'''
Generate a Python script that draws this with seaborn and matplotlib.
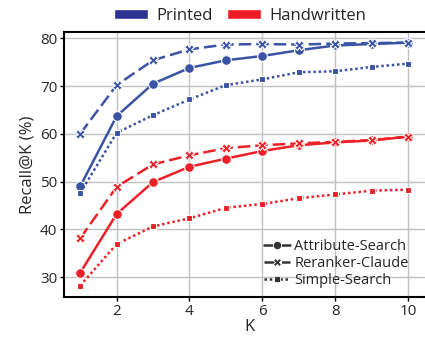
import numpy as np
import pandas as pd
import seaborn as sns
import matplotlib.pyplot as plt
from matplotlib.patches import Patch
from matplotlib.lines import Line2D

k_values = list(range(1, 11))
methods = ["Attribute-Search", "Reranker-Claude", "Simple-Search"]
types = ["Printed", "Handwritten"]

printed_attribute = [49.0, 63.7, 70.5, 73.8, 75.4, 76.3, 77.5, 78.5, 78.8, 79.1]
printed_reranker = [60.0, 70.2, 75.4, 77.7, 78.7, 78.8, 78.7, 78.9, 79.0, 79.1]
printed_simple = [47.6, 60.2, 63.9, 67.2, 70.2, 71.4, 72.9, 73.1, 74.0, 74.7]
hand_attribute = [30.9, 43.2, 49.9, 53.1, 54.8, 56.4, 57.6, 58.2, 58.6, 59.4]
hand_reranker = [38.1, 48.9, 53.6, 55.5, 57.0, 57.6, 58.0, 58.3, 58.7, 59.4]
hand_simple = [28.2, 36.9, 40.6, 42.3, 44.5, 45.3, 46.5, 47.3, 48.1, 48.3]

series = {
    ("Printed", "Attribute-Search"): printed_attribute,
    ("Printed", "Reranker-Claude"): printed_reranker,
    ("Printed", "Simple-Search"): printed_simple,
    ("Handwritten", "Attribute-Search"): hand_attribute,
    ("Handwritten", "Reranker-Claude"): hand_reranker,
    ("Handwritten", "Simple-Search"): hand_simple,
}

rows = []
for (typ, method), vals in series.items():
    for k, v in zip(k_values, vals):
        rows.append({"K": k, "Recall": v, "Type": typ, "Method": method})
df = pd.DataFrame(rows)

line_colors = {"Printed": "#3a53a4", "Handwritten": "#ec2128"}
patch_colors = {"Printed": "#2e3192", "Handwritten": "#ed1c24"}
markers = {"Attribute-Search": "o", "Reranker-Claude": "X", "Simple-Search": "s"}
dashes = {"Attribute-Search": None, "Reranker-Claude": (5, 2), "Simple-Search": (1, 1.1)}
msizes = {"Attribute-Search": 7, "Reranker-Claude": 7, "Simple-Search": 5}

sns.set_theme(style="whitegrid")
plt.rcParams["font.family"] = ["Open Sans", "DejaVu Sans"]

fig = plt.figure(figsize=(4.25, 3.38), dpi=100)
ax = fig.add_axes([0.151, 0.121, 0.87, 0.784])

for method in methods:
    n_before = len(ax.get_lines())
    sub = df[df["Method"] == method]
    sns.lineplot(
        data=sub, x="K", y="Recall", hue="Type", palette=line_colors,
        marker=markers[method], markersize=msizes[method],
        markeredgecolor="white", markeredgewidth=0.8,
        linewidth=1.8, legend=False, ax=ax,
    )
    if dashes[method] is not None:
        for line in ax.get_lines()[n_before:]:
            line.set_dashes(dashes[method])

ax.set_xlim(0.56, 10.71)
ax.set_ylim(25.8, 81.3)
ax.set_xticks([2, 4, 6, 8, 10])
ax.set_yticks([30, 40, 50, 60, 70, 80])
ax.grid(True, color="#c0c0c0", linewidth=1.0)
for side in ["left", "top", "bottom", "right"]:
    ax.spines[side].set_color("black")
    ax.spines[side].set_linewidth(1.5)
ax.tick_params(axis="both", labelsize=11, length=3, width=1, color="black",
               direction="out", bottom=True, left=True, pad=2)
ax.set_xlabel("K", fontsize=12, labelpad=0)
ax.set_ylabel("Recall@K (%)", fontsize=12, labelpad=3)

type_handles = [Patch(facecolor=patch_colors[t], label=t) for t in types]
fig.legend(handles=type_handles, loc="upper center", bbox_to_anchor=(0.565, 1.02),
           ncol=2, frameon=False, fontsize=12, handlelength=2.0, handleheight=0.55,
           columnspacing=0.9, handletextpad=0.5)

method_handles = []
for method in methods:
    ls = "-" if dashes[method] is None else (0, dashes[method])
    method_handles.append(Line2D([0], [0], color="#333333", linewidth=1.8, linestyle=ls,
                                 marker=markers[method], markersize=msizes[method] - 1,
                                 markeredgecolor="white", markeredgewidth=0.6,
                                 label=method))
leg = ax.legend(handles=method_handles, loc="lower right", frameon=False, fontsize=10.5,
                handlelength=1.8, handletextpad=0.3, labelspacing=0.15,
                borderaxespad=0.2, bbox_to_anchor=(0.955, 0.0))

fig.savefig("out.png", dpi=100)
'''
- **Written problem**
Give back exactly the lines from the first line of the data through the line with "ax = fig.add_axes([0.151, 0.121, 0.87, 0.784])", pictures excluded.

- **The answer**
Generate a Python script that draws this with seaborn and matplotlib.
import numpy as np
import pandas as pd
import seaborn as sns
import matplotlib.pyplot as plt
from matplotlib.patches import Patch
from matplotlib.lines import Line2D

k_values = list(range(1, 11))
methods = ["Attribute-Search", "Reranker-Claude", "Simple-Search"]
types = ["Printed", "Handwritten"]

printed_attribute = [49.0, 63.7, 70.5, 73.8, 75.4, 76.3, 77.5, 78.5, 78.8, 79.1]
printed_reranker = [60.0, 70.2, 75.4, 77.7, 78.7, 78.8, 78.7, 78.9, 79.0, 79.1]
printed_simple = [47.6, 60.2, 63.9, 67.2, 70.2, 71.4, 72.9, 73.1, 74.0, 74.7]
hand_attribute = [30.9, 43.2, 49.9, 53.1, 54.8, 56.4, 57.6, 58.2, 58.6, 59.4]
hand_reranker = [38.1, 48.9, 53.6, 55.5, 57.0, 57.6, 58.0, 58.3, 58.7, 59.4]
hand_simple = [28.2, 36.9, 40.6, 42.3, 44.5, 45.3, 46.5, 47.3, 48.1, 48.3]

series = {
    ("Printed", "Attribute-Search"): printed_attribute,
    ("Printed", "Reranker-Claude"): printed_reranker,
    ("Printed", "Simple-Search"): printed_simple,
    ("Handwritten", "Attribute-Search"): hand_attribute,
    ("Handwritten", "Reranker-Claude"): hand_reranker,
    ("Handwritten", "Simple-Search"): hand_simple,
}

rows = []
for (typ, method), vals in series.items():
    for k, v in zip(k_values, vals):
        rows.append({"K": k, "Recall": v, "Type": typ, "Method": method})
df = pd.DataFrame(rows)

line_colors = {"Printed": "#3a53a4", "Handwritten": "#ec2128"}
patch_colors = {"Printed": "#2e3192", "Handwritten": "#ed1c24"}
markers = {"Attribute-Search": "o", "Reranker-Claude": "X", "Simple-Search": "s"}
dashes = {"Attribute-Search": None, "Reranker-Claude": (5, 2), "Simple-Search": (1, 1.1)}
msizes = {"Attribute-Search": 7, "Reranker-Claude": 7, "Simple-Search": 5}

sns.set_theme(style="whitegrid")
plt.rcParams["font.family"] = ["Open Sans", "DejaVu Sans"]

fig = plt.figure(figsize=(4.25, 3.38), dpi=100)
ax = fig.add_axes([0.151, 0.121, 0.87, 0.784])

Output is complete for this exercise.